You will also learn that there are no big changes when you criticise people and instead , a build up of resentment and a resistance to change. Bear in mind that we are dealing with creatures of emotions not creatures of logic. This is because we are often motivated by ego and pride not necessarily logic. A truely outstanding book to read even in this day and age!
Covey explains that the way we see the world is based on our perceptions. For changes to occur in a given situation, we need to change ourselves. For us to change ourselves, we need to change our perceptions.
During the study of old literature, the author noticed a crucial change in the way success was defined over time. During the 1920s, people’s view on success was focussed on what Covey calls the “personality ethic”. In this situation, success is a function of behaviours, attitudes, public image, and personality. Covey suggests a different approach based on principles which he calls “character ethic”. Where character ethics focus more on humility, integrity, temperance, justice, fidelity, courage, industry, patience, modesty, the golden rule, and simplicity. To achieve this a person must understand what he wants from life, how he wants to be remembered, how first to become independent from others and be able to stand alone and not be dependent on others. Once you can do this you can then focus on inter-dependence, which is a more harmonious win-win approach to how you interact with people. Meaning you consider the needs of others as well as your own and ultimately through this achieve greater success and happiness in life.
Today, people look for the easy way out. When they come across a successful team or person, the work and effort to become successful is often missed. We’re promised short term solutions to help us achieve the results we want, which often causes further problems. This book an alternative to being caught in the quick win approach to life and how unrewarding this ultimately becomes, It helps you to understand how to have a much deeper appreciation of what success really is. This is a life changer if you take it on board and genuinely practice the 7 habits!
This book talks about emotional intelligence (EI) and it’s 12 competences. According to Goleman, emotional intelligence has several models. Each of which has its own set of abilities. EI comprises 4 domains which are social awareness, self-management, relationship management, and self-awareness.

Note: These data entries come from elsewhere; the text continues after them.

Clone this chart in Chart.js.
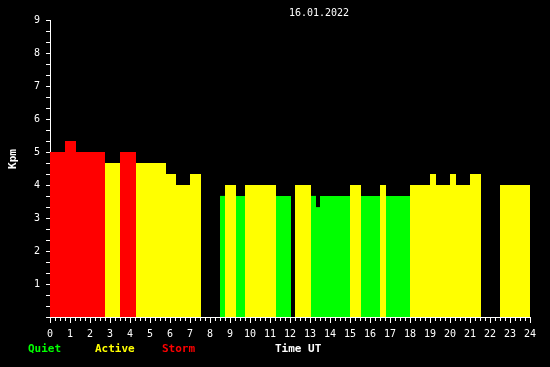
<!DOCTYPE html>
<html>
<head>
<meta charset="utf-8">
<script src="https://cdn.jsdelivr.net/npm/chart.js@4"></script>
<style>
  html, body { margin: 0; padding: 0; background: #000; }
  canvas { display: block; }
</style>
</head>
<body>
<canvas id="kpm" width="550" height="367"></canvas>
<script>
// each bar: start hour UT, end hour UT, Kpm value
var startUT = [0, 0.75, 1.3, 2.75, 3.5, 4.3, 5.8, 6.3, 7.0,
               8.5, 8.75, 9.3, 9.75, 11.3,
               12.25, 13.05, 13.3, 13.5, 15.0, 15.55, 16.5, 16.8, 18.0,
               19.0, 19.3, 20.0, 20.3, 21.0,
               22.5];
var endUT = [0.75, 1.3, 2.75, 3.5, 4.3, 5.8, 6.3, 7.0, 7.55,
             8.75, 9.3, 9.75, 11.3, 12.05,
             13.05, 13.3, 13.5, 15.0, 15.55, 16.5, 16.8, 18.0, 19.0,
             19.3, 20.0, 20.3, 21.0, 21.55,
             24.05];
var kpm = [5.0, 5.33, 5.0, 4.67, 5.0, 4.67, 4.33, 4.0, 4.33,
           3.67, 4.0, 3.67, 4.0, 3.67,
           4.0, 3.67, 3.33, 3.67, 4.0, 3.67, 4.0, 3.67, 4.0,
           4.33, 4.0, 4.33, 4.0, 4.33,
           4.0];

var levelNames = ['Quiet', 'Active', 'Storm'];
var levelColors = ['#00ff00', '#ffff00', '#ff0000'];
var levelFrom = [0, 4, 5];
var dateLabel = '16.01.2022';

function levelOf(v) {
    var l = 0;
    for (var i = 0; i < levelFrom.length; i++) {
        if (v >= levelFrom[i]) l = i;
    }
    return l;
}

// one filled dataset per activity level, every bar is a closed run
var datasets = levelNames.map(function (name, l) {
    var pts = [];
    for (var i = 0; i < kpm.length; i++) {
        if (levelOf(kpm[i]) !== l) continue;
        pts.push({x: startUT[i], y: kpm[i]});
        pts.push({x: endUT[i], y: kpm[i]});
        pts.push({x: endUT[i], y: null});
    }
    return {
        label: name,
        data: pts,
        backgroundColor: levelColors[l],
        borderWidth: 0,
        pointRadius: 0,
        fill: 'origin',
        spanGaps: false,
        clip: false
    };
});

var textPlugin = {
    id: 'texts',
    beforeDraw: function (chart) {
        var c = chart.ctx;
        c.save();
        c.fillStyle = '#000';
        c.fillRect(0, 0, chart.width, chart.height);
        c.restore();
    },
    afterDraw: function (chart) {
        var c = chart.ctx;
        c.save();
        c.textBaseline = 'middle';
        c.fillStyle = '#fff';
        c.font = '10px "DejaVu Sans Mono"';
        c.textAlign = 'center';
        c.fillText(dateLabel, 319, 13);

        c.font = 'bold 11px "DejaVu Sans Mono"';
        c.save();
        c.translate(13, 159);
        c.rotate(-Math.PI / 2);
        c.fillText('Kpm', 0, 0);
        c.restore();

        c.textAlign = 'left';
        var lx = [28, 95, 162];
        for (var i = 0; i < levelNames.length; i++) {
            c.fillStyle = levelColors[i];
            c.fillText(levelNames[i], lx[i], 349);
        }
        c.fillStyle = '#fff';
        c.fillText('Time UT', 275, 349);
        c.restore();
    }
};

Chart.defaults.font.family = '"DejaVu Sans Mono"';
Chart.defaults.font.size = 10;
Chart.defaults.color = '#fff';

function isWhole(v) {
    return Math.abs(v - Math.round(v)) < 1e-6;
}

new Chart(document.getElementById('kpm').getContext('2d'), {
    type: 'line',
    data: {datasets: datasets},
    options: {
        responsive: false,
        animation: false,
        layout: {padding: {top: 20, right: 20, left: 0, bottom: 0}},
        plugins: {
            legend: {display: false},
            tooltip: {enabled: false}
        },
        scales: {
            x: {
                type: 'linear',
                min: 0,
                max: 24,
                border: {color: '#fff', width: 1},
                grid: {
                    drawOnChartArea: false,
                    color: '#fff',
                    tickLength: 6,
                    tickBorderDash: function (ctx) {
                        return ctx.tick && isWhole(ctx.tick.value) ? [] : [3, 20];
                    }
                },
                ticks: {
                    stepSize: 0.25,
                    autoSkip: false,
                    maxRotation: 0,
                    padding: 5,
                    callback: function (v) { return isWhole(v) ? String(Math.round(v)) : ''; }
                },
                afterFit: function (s) { s.height = 50; }
            },
            y: {
                min: 0,
                max: 9,
                border: {color: '#fff', width: 1},
                grid: {
                    drawOnChartArea: false,
                    color: '#fff',
                    tickLength: 4
                },
                ticks: {
                    stepSize: 1 / 3,
                    autoSkip: false,
                    padding: 6,
                    callback: function (v) {
                        var r = Math.round(v);
                        return isWhole(v) && r > 0 ? String(r) : '';
                    }
                },
                afterFit: function (s) { s.width = 50; }
            }
        }
    },
    plugins: [textPlugin]
});
</script>
</body>
</html>
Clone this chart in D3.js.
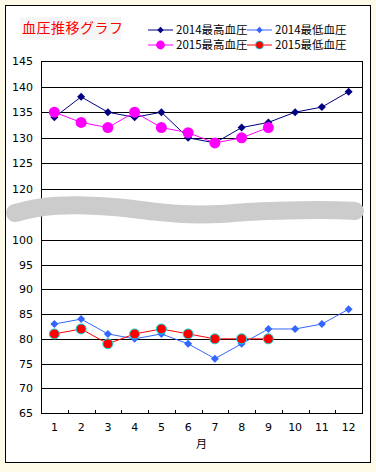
<!DOCTYPE html>
<html>
<head>
<meta charset="utf-8">
<script src="https://cdn.jsdelivr.net/npm/d3@7"></script>
<style>
  html, body { margin: 0; padding: 0; background: #fdfbe8; }
  svg { display: block; }
  text { font-family: "Noto Sans CJK JP", "DejaVu Sans", sans-serif; }
</style>
</head>
<body>
<div id="wrapper"></div>
<script>
// months along the bottom
const months = [1, 2, 3, 4, 5, 6, 7, 8, 9, 10, 11, 12]

// series values
const high2014 = [134, 138, 135, 134, 135, 130, 129, 132, 133, 135, 136, 139]
const low2014  = [83, 84, 81, 80, 81, 79, 76, 79, 82, 82, 83, 86]
const high2015 = [135, 133, 132, 135, 132, 131, 129, 130, 132]
const low2015  = [81, 82, 79, 81, 82, 81, 80, 80, 80]

// y tick labels (the axis skips 105-115)
const yTicks = [65, 70, 75, 80, 85, 90, 95, 100, 120, 125, 130, 135, 140, 145]

const seriesNames = ["2014最高血圧", "2014最低血圧", "2015最高血圧", "2015最低血圧"]

function drawChart() {
  let dimensions = {
    width: 376,
    height: 472,
    margin: { top: 61, right: 14, bottom: 59, left: 41 },
  }
  dimensions.boundedWidth = dimensions.width - dimensions.margin.left - dimensions.margin.right
  dimensions.boundedHeight = dimensions.height - dimensions.margin.top - dimensions.margin.bottom

  const wrapper = d3.select("#wrapper").append("svg")
    .attr("width", dimensions.width)
    .attr("height", dimensions.height)

  // outer frame
  wrapper.append("rect")
    .attr("x", 5.5).attr("y", 5.5)
    .attr("width", 365).attr("height", 457)
    .attr("fill", "#fff")
    .attr("stroke", "#000")

  // title
  wrapper.append("rect")
    .attr("x", 20).attr("y", 17).attr("width", 101).attr("height", 23)
    .attr("fill", "#f6f6f6")
  wrapper.append("text")
    .attr("x", 22).attr("y", 33)
    .attr("fill", "#ff0000")
    .style("font-size", "14px")
    .style("letter-spacing", "0.5px")
    .text("血圧推移グラフ")

  const bounds = wrapper.append("g")
    .attr("transform", `translate(${dimensions.margin.left},${dimensions.margin.top})`)

  // broken y axis: 65-100 and 120-145 share the same step, small gap between
  const yScale = d3.scaleLinear()
    .domain([65, 100, 120, 145])
    .range([dimensions.boundedHeight, 179, 128, 0])

  const xScale = d3.scaleBand()
    .domain(months)
    .range([0, dimensions.boundedWidth])
  const xCenter = m => xScale(m) + xScale.bandwidth() / 2

  // gridlines
  bounds.append("g")
    .selectAll("line")
    .data(yTicks.filter(d => d !== 65 && d !== 145))
    .join("line")
      .attr("x1", 0).attr("x2", dimensions.boundedWidth)
      .attr("y1", d => Math.round(yScale(d)) + 0.5)
      .attr("y2", d => Math.round(yScale(d)) + 0.5)
      .attr("stroke", "#000")

  // plot border
  bounds.append("rect")
    .attr("x", 0.5).attr("y", 0.5)
    .attr("width", dimensions.boundedWidth)
    .attr("height", dimensions.boundedHeight)
    .attr("fill", "none")
    .attr("stroke", "#000")

  // y labels
  const yAxisGenerator = d3.axisLeft(yScale)
    .tickValues(yTicks)
    .tickSize(0)
    .tickPadding(8)
  const yAxis = bounds.append("g").call(yAxisGenerator)
  yAxis.select(".domain").remove()
  yAxis.selectAll("text")
    .style("font-size", "11px")
    .style("font-family", "'DejaVu Sans', sans-serif")
    .attr("fill", "#000")

  // x axis, ticks between categories pointing in
  const xAxis = bounds.append("g")
    .attr("transform", `translate(0,${dimensions.boundedHeight})`)
  xAxis.selectAll("line")
    .data(months.slice(1))
    .join("line")
      .attr("x1", d => Math.round(xScale(d)) + 0.5)
      .attr("x2", d => Math.round(xScale(d)) + 0.5)
      .attr("y1", 0).attr("y2", -3)
      .attr("stroke", "#000")
  xAxis.selectAll("text")
    .data(months)
    .join("text")
      .attr("x", d => xCenter(d))
      .attr("y", 18)
      .attr("text-anchor", "middle")
      .style("font-size", "11px")
      .style("font-family", "'DejaVu Sans', sans-serif")
      .text(d => d)
  xAxis.append("text")
    .attr("x", xCenter(6) + xScale.bandwidth() / 2)
    .attr("y", 35)
    .attr("text-anchor", "middle")
    .style("font-size", "11px")
    .text("月")

  // gray smudge covering the axis break (pixel offsets inside the plot)
  const smudge = [[-26, 152], [-6, 147], [14, 144.5], [44, 144], [79, 146], [114, 151],
                  [149, 154], [184, 153], [219, 150], [259, 149], [299, 149], [314, 150]]
  bounds.append("path")
    .attr("d", d3.line().curve(d3.curveBasis)(smudge))
    .attr("fill", "none")
    .attr("stroke", "#cccccc")
    .attr("stroke-width", 18)
    .attr("stroke-linecap", "round")

  const series = [
    { values: high2014, color: "#000080", shape: "diamond" },
    { values: low2014, color: "#3366ff", shape: "diamond" },
    { values: high2015, color: "#ff00ff", shape: "circle" },
    { values: low2015, color: "#ff0000", shape: "circle", outline: "#00e0e0" },
  ]

  const lineGenerator = d3.line()
    .x((d, i) => xCenter(months[i]))
    .y(d => yScale(d))

  function drawMarker(sel, s) {
    if (s.shape === "diamond") {
      sel.append("path")
        .attr("d", "M0,-4L4,0L0,4L-4,0Z")
        .attr("fill", s.color)
    } else {
      sel.append("circle")
        .attr("r", s.outline ? 5 : 5.5)
        .attr("fill", s.color)
        .attr("stroke", s.outline || "none")
        .attr("stroke-width", 1)
    }
  }

  series.forEach(s => {
    bounds.append("path")
      .attr("d", lineGenerator(s.values))
      .attr("fill", "none")
      .attr("stroke", s.color)
      .attr("stroke-width", 1)
    s.values.forEach((v, i) => {
      const g = bounds.append("g")
        .attr("transform", `translate(${xCenter(months[i])},${yScale(v)})`)
      drawMarker(g, s)
    })
  })

  // legend
  const legend = wrapper.append("g")
  series.forEach((s, i) => {
    const col = i % 2, row = Math.floor(i / 2)
    const x0 = 148 + col * 99, y0 = 30 + row * 15
    legend.append("line")
      .attr("x1", x0).attr("x2", x0 + 25)
      .attr("y1", y0).attr("y2", y0)
      .attr("stroke", s.color)
    const g = legend.append("g").attr("transform", `translate(${x0 + 12.5},${y0}) scale(0.8)`)
    drawMarker(g, s)
    legend.append("text")
      .attr("x", x0 + 28).attr("y", y0 + 4)
      .style("font-size", "11.5px")
      .text(seriesNames[i])
  })
}

drawChart()
</script>
</body>
</html>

Each of these domains that are listed above have learnable competancies. These competancies allow outstanding performance when you interact with people. One can be strong in areas such as a positive outlook, empathy, and self-control, but it is important to know that crucial abilities such as influence, achievement, inspirational leadership, teamwork, and conflict management are necessary skill-set to have. This skill-set requires a lot of engagement with your own emotions and how to develop them.
So in order to excel, a balance of strength has to be developed across the suite of EI competencies. It doesn’t matter if you’re old or young, thisbook is a must-read if you want to develop your emotional intelligence.
Robert Cialdini is a genius in understanding some specific traits of being human. Here are the 6 main principles explored in this book; Reciprocation, Commitment & Consistency, Social Proof, Authority. Liking and Scarcity. Now, how you use these is clearly up to you and people clearly can misuse this to get what they want.
Knowing these principles will also help you to understand when we’re under the influence of persuasive tactics. For example, the way organisations may give a freebie to trigger us to reciprocate, or the power of social proof where famous people are used to promote a certain product. As humans we are often overwhelmed by information and these traits helps us quickly make decisions otherwise we would be constantly overwhelmed.
These principles/traits can also be used to help us be more aware of these shortcuts and perhaps when we are unwittingly applying these persuasive tactics to others. This is one of those books that is also a life-changer in terms of understanding what it is to be human!